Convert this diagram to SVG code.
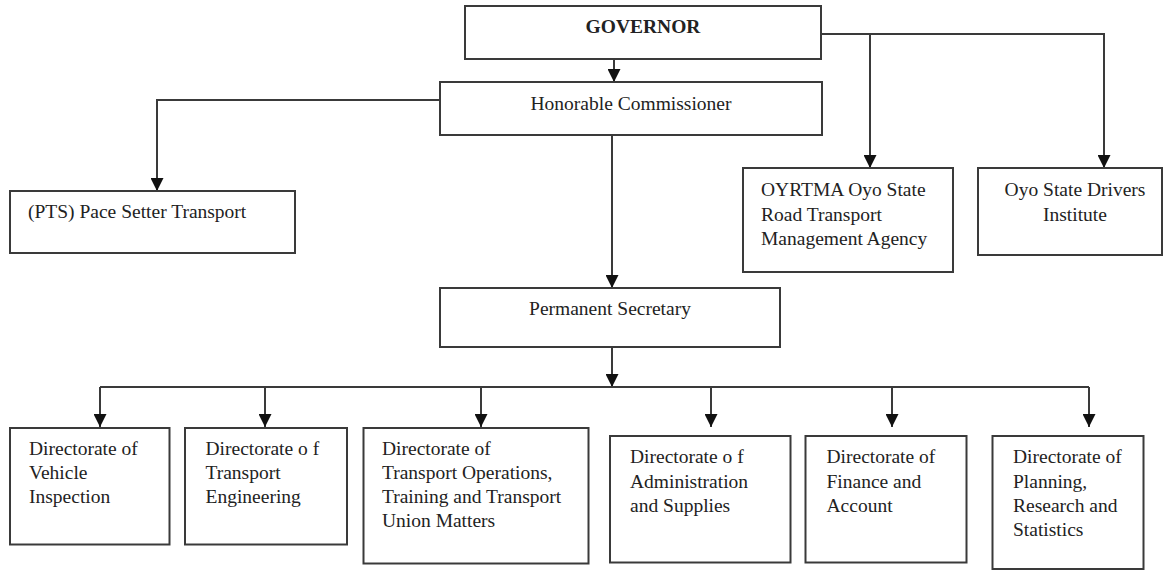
<svg xmlns="http://www.w3.org/2000/svg" width="1167" height="570" viewBox="0 0 1167 570">
<style>
.box{fill:#fff;stroke:#3a3a3a;stroke-width:2}
.t{font-family:"Liberation Serif","Times New Roman",serif;font-size:19.5px;fill:#222}
.b{font-weight:bold}
.c{fill:none;stroke:#3a3a3a;stroke-width:2}
</style>
<defs>
<marker id="ah" markerUnits="userSpaceOnUse" markerWidth="13" markerHeight="13" viewBox="0 0 13 13" refX="13" refY="6.5" orient="auto">
<path d="M0,0 L13,6.5 L0,13 z" fill="#111"/>
</marker>
</defs>
<rect width="1167" height="570" fill="#fff"/>
<g id="connectors">
<path class="c" d="M614,59 V82" marker-end="url(#ah)"/>
<path class="c" d="M821,34 H1104 V168"  marker-end="url(#ah)"/>
<path class="c" d="M870,34 V168" marker-end="url(#ah)"/>
<path class="c" d="M440,100 H157 V191" marker-end="url(#ah)"/>
<path class="c" d="M612,135 V288" marker-end="url(#ah)"/>
<path class="c" d="M612,347 V387" marker-end="url(#ah)"/>
<path class="c" d="M100,387 H1089"/>
<path class="c" d="M100,387 V427" marker-end="url(#ah)"/>
<path class="c" d="M265,387 V427" marker-end="url(#ah)"/>
<path class="c" d="M481,387 V427" marker-end="url(#ah)"/>
<path class="c" d="M711,387 V427" marker-end="url(#ah)"/>
<path class="c" d="M892,387 V427" marker-end="url(#ah)"/>
<path class="c" d="M1089,387 V427" marker-end="url(#ah)"/>
</g>
<g id="governor">
<rect class="box" x="465" y="6" width="356" height="53"/>
<text class="t b" x="643" y="33" text-anchor="middle">GOVERNOR</text>
</g>
<g id="commissioner">
<rect class="box" x="440" y="82" width="382" height="53"/>
<text class="t" x="631" y="110" text-anchor="middle">Honorable Commissioner</text>
</g>
<g id="pts">
<rect class="box" x="10" y="191" width="285" height="62"/>
<text class="t" x="28" y="218">(PTS) Pace Setter Transport</text>
</g>
<g id="oyrtma">
<rect class="box" x="743" y="168" width="210" height="104"/>
<text class="t" x="761" y="196">OYRTMA Oyo State</text>
<text class="t" x="761" y="220.5">Road Transport</text>
<text class="t" x="761" y="245">Management Agency</text>
</g>
<g id="drivers">
<rect class="box" x="978" y="168" width="184" height="87"/>
<text class="t" x="1075" y="196" text-anchor="middle">Oyo State Drivers</text>
<text class="t" x="1075" y="220.5" text-anchor="middle">Institute</text>
</g>
<g id="secretary">
<rect class="box" x="440" y="288" width="340" height="59"/>
<text class="t" x="610" y="315" text-anchor="middle">Permanent Secretary</text>
</g>
<g id="vehicle">
<rect class="box" x="10" y="428" width="159.5" height="116.5"/>
<text class="t" x="29" y="455">Directorate of</text>
<text class="t" x="29" y="479">Vehicle</text>
<text class="t" x="29" y="503">Inspection</text>
</g>
<g id="engineering">
<rect class="box" x="185" y="428" width="162" height="116.5"/>
<text class="t" x="205.5" y="455">Directorate o f</text>
<text class="t" x="205.5" y="479">Transport</text>
<text class="t" x="205.5" y="503">Engineering</text>
</g>
<g id="operations">
<rect class="box" x="363.5" y="428" width="225" height="135.5"/>
<text class="t" x="382" y="455">Directorate of</text>
<text class="t" x="382" y="479">Transport Operations,</text>
<text class="t" x="382" y="503">Training and Transport</text>
<text class="t" x="382" y="527">Union Matters</text>
</g>
<g id="administration">
<rect class="box" x="610" y="436" width="180.5" height="126.5"/>
<text class="t" x="630" y="463">Directorate o f</text>
<text class="t" x="630" y="487.5">Administration</text>
<text class="t" x="630" y="512">and Supplies</text>
</g>
<g id="finance">
<rect class="box" x="805.5" y="436" width="161" height="126.5"/>
<text class="t" x="826.5" y="463">Directorate of</text>
<text class="t" x="826.5" y="487.5">Finance and</text>
<text class="t" x="826.5" y="512">Account</text>
</g>
<g id="planning">
<rect class="box" x="992.5" y="436" width="151" height="133"/>
<text class="t" x="1013" y="463">Directorate of</text>
<text class="t" x="1013" y="487.5">Planning,</text>
<text class="t" x="1013" y="512">Research and</text>
<text class="t" x="1013" y="536">Statistics</text>
</g>
</svg>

------------------------------------------------------------------------

- [WHAT THE EXERCISE ASKS] Without the pictures, write out all of the material exactly.

- [RESPONSE TO THIS TASK]
Convert this diagram to SVG code.
<svg xmlns="http://www.w3.org/2000/svg" width="1167" height="570" viewBox="0 0 1167 570">
<style>
.box{fill:#fff;stroke:#3a3a3a;stroke-width:2}
.t{font-family:"Liberation Serif","Times New Roman",serif;font-size:19.5px;fill:#222}
.b{font-weight:bold}
.c{fill:none;stroke:#3a3a3a;stroke-width:2}
</style>
<defs>
<marker id="ah" markerUnits="userSpaceOnUse" markerWidth="13" markerHeight="13" viewBox="0 0 13 13" refX="13" refY="6.5" orient="auto">
<path d="M0,0 L13,6.5 L0,13 z" fill="#111"/>
</marker>
</defs>
<rect width="1167" height="570" fill="#fff"/>
<g id="connectors">
<path class="c" d="M614,59 V82" marker-end="url(#ah)"/>
<path class="c" d="M821,34 H1104 V168"  marker-end="url(#ah)"/>
<path class="c" d="M870,34 V168" marker-end="url(#ah)"/>
<path class="c" d="M440,100 H157 V191" marker-end="url(#ah)"/>
<path class="c" d="M612,135 V288" marker-end="url(#ah)"/>
<path class="c" d="M612,347 V387" marker-end="url(#ah)"/>
<path class="c" d="M100,387 H1089"/>
<path class="c" d="M100,387 V427" marker-end="url(#ah)"/>
<path class="c" d="M265,387 V427" marker-end="url(#ah)"/>
<path class="c" d="M481,387 V427" marker-end="url(#ah)"/>
<path class="c" d="M711,387 V427" marker-end="url(#ah)"/>
<path class="c" d="M892,387 V427" marker-end="url(#ah)"/>
<path class="c" d="M1089,387 V427" marker-end="url(#ah)"/>
</g>
<g id="governor">
<rect class="box" x="465" y="6" width="356" height="53"/>
<text class="t b" x="643" y="33" text-anchor="middle">GOVERNOR</text>
</g>
<g id="commissioner">
<rect class="box" x="440" y="82" width="382" height="53"/>
<text class="t" x="631" y="110" text-anchor="middle">Honorable Commissioner</text>
</g>
<g id="pts">
<rect class="box" x="10" y="191" width="285" height="62"/>
<text class="t" x="28" y="218">(PTS) Pace Setter Transport</text>
</g>
<g id="oyrtma">
<rect class="box" x="743" y="168" width="210" height="104"/>
<text class="t" x="761" y="196">OYRTMA Oyo State</text>
<text class="t" x="761" y="220.5">Road Transport</text>
<text class="t" x="761" y="245">Management Agency</text>
</g>
<g id="drivers">
<rect class="box" x="978" y="168" width="184" height="87"/>
<text class="t" x="1075" y="196" text-anchor="middle">Oyo State Drivers</text>
<text class="t" x="1075" y="220.5" text-anchor="middle">Institute</text>
</g>
<g id="secretary">
<rect class="box" x="440" y="288" width="340" height="59"/>
<text class="t" x="610" y="315" text-anchor="middle">Permanent Secretary</text>
</g>
<g id="vehicle">
<rect class="box" x="10" y="428" width="159.5" height="116.5"/>
<text class="t" x="29" y="455">Directorate of</text>
<text class="t" x="29" y="479">Vehicle</text>
<text class="t" x="29" y="503">Inspection</text>
</g>
<g id="engineering">
<rect class="box" x="185" y="428" width="162" height="116.5"/>
<text class="t" x="205.5" y="455">Directorate o f</text>
<text class="t" x="205.5" y="479">Transport</text>
<text class="t" x="205.5" y="503">Engineering</text>
</g>
<g id="operations">
<rect class="box" x="363.5" y="428" width="225" height="135.5"/>
<text class="t" x="382" y="455">Directorate of</text>
<text class="t" x="382" y="479">Transport Operations,</text>
<text class="t" x="382" y="503">Training and Transport</text>
<text class="t" x="382" y="527">Union Matters</text>
</g>
<g id="administration">
<rect class="box" x="610" y="436" width="180.5" height="126.5"/>
<text class="t" x="630" y="463">Directorate o f</text>
<text class="t" x="630" y="487.5">Administration</text>
<text class="t" x="630" y="512">and Supplies</text>
</g>
<g id="finance">
<rect class="box" x="805.5" y="436" width="161" height="126.5"/>
<text class="t" x="826.5" y="463">Directorate of</text>
<text class="t" x="826.5" y="487.5">Finance and</text>
<text class="t" x="826.5" y="512">Account</text>
</g>
<g id="planning">
<rect class="box" x="992.5" y="436" width="151" height="133"/>
<text class="t" x="1013" y="463">Directorate of</text>
<text class="t" x="1013" y="487.5">Planning,</text>
<text class="t" x="1013" y="512">Research and</text>
<text class="t" x="1013" y="536">Statistics</text>
</g>
</svg>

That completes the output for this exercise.